Nina (my midwife) told my husband to call her back when the contractions were five minutes apart. I let him handle all the logistics; I was determined to be in my special world: rhythm, relaxation and ritual. I asked my mother to prepare a bath for me. Even though it is not advisable once your water breaks to take a bath, my midwife felt confident I knew what I needed. My husband washed the tub thoroughly, and I soaked in the warm water.
Shortly afterwards, Nina arrived. She came to the bathroom and smiled at me. Her confidence raised mine. AHHHHHH transported me into a new wondrous world. I imagined my uterus as an extension of my arms hugging my baby girl, gently helping her slide down the canal.
I announced I was ready to push and went to my bed. Nina asked permission to check my dilation and she carefully and ever so gently checked my status with a flash light. “You have three centimeters to go,” she whispered, respecting the sacred space I had entered. I asked for everyone to leave my bedroom and went into the fetal position. I closed my eyes and began to visualize my cervix and firmly asked it to open one centimeter with each contraction. Transition set in. I was riding the waves every minute for more than a minute. When the next wave arrived, strong and powerful, I’d sound…AHHHHH open up… At each restful moment I would visualize imaginary hands opening up my cervix. AHHHHHH one more centimeter, I told my cervix, let’s do it…… AHHHHH…

Three contractions later, I called Nina and said “I am ready.” She asked permission to check again and with a smile on my face I said, “Go ahead, but as soon as you are finished I am pushing!” “Yes, you are ten centimeters, completely effaced and your baby is ready to come.”
I remained in a fetal position, my body limp. I wanted the room to be as dark as possible, so more candles were added around where Nina was working. Mom came over to my side and held my hand. She was crying. I looked up at her and said “Don’t worry, mom, everything will be all right!” I closed my eyes again and simply opened my legs and pushed. I did not hold my breath and push; instead, I changed breathing pattern and allowed my body to take over.
Mother Nature was going to do the pushing for me. All I had to do was let go and let my ancient knowledge do its bidding. I pushed three times and Natascia’s head popped out. I rested while Nina took the cord that had wrapped itself around her neck. I reached and touched my daughter’s head. One more push and my baby was out. My husband caught our lovely girl as she briskly slipped out of my vagina. He placed her on my chest and mom and I sang her song. “Natascia amore mio, con te tutto il mondo piu’ giocondo sembrera’!”

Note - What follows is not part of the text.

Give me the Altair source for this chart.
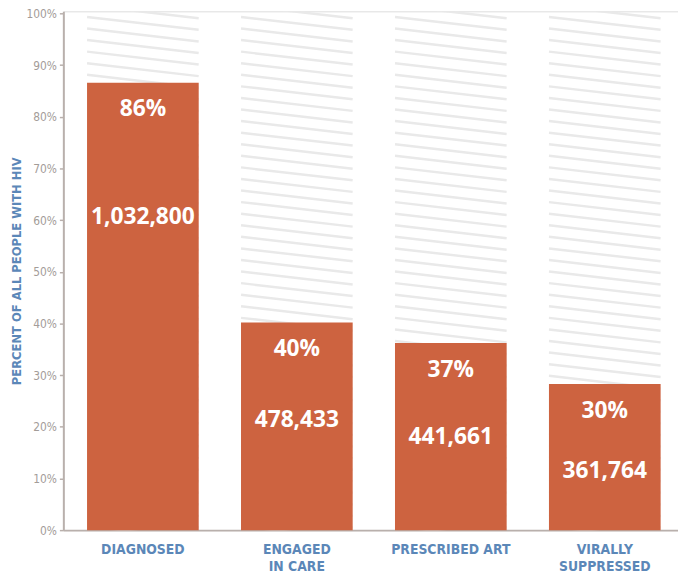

I had asked not to have my daughter “cleaned up” for I believe the vernix (a thin layer of mucous that covers newborns) was created as the ultimate moisturizer. I massaged it into her skin delineating for her the confines between her body and the outside world. “Here are your hands my little one, these are your feet…” She sweetly laid there for a while, then began her journey for my breast. She latched on immediately and I continued to sing her song while massaging her.

When she finished feeding, Nina took her from me and handed her to B. to cuddle. I pushed twice more and the placenta came out. The birth was over, joyfully and painlessly. Our son (2 years old) had woken up just in time. He walked into the bedroom rubbing his eyes with his little fists. “Here is your baby sister,” his father showed him. His eyes became big for a moment; he said, “Sista.” He came over kissed me ever so sweetly and went right back to bed.

I got up, took a shower while Mom and B. cleaned and prepared my bed. B. and I lay down with our new bundle of joy. She fed all night long while we rested.
Natascia was born at 3:45 am on December 4th 1984 in my home in Marina Del Rey in the same bedroom I still sleep in. If I can do it, so can you!

Today’s Affirmation: Today I will prepare myself for the labor ahead, knowing I will be in the expert hands of Mother Nature!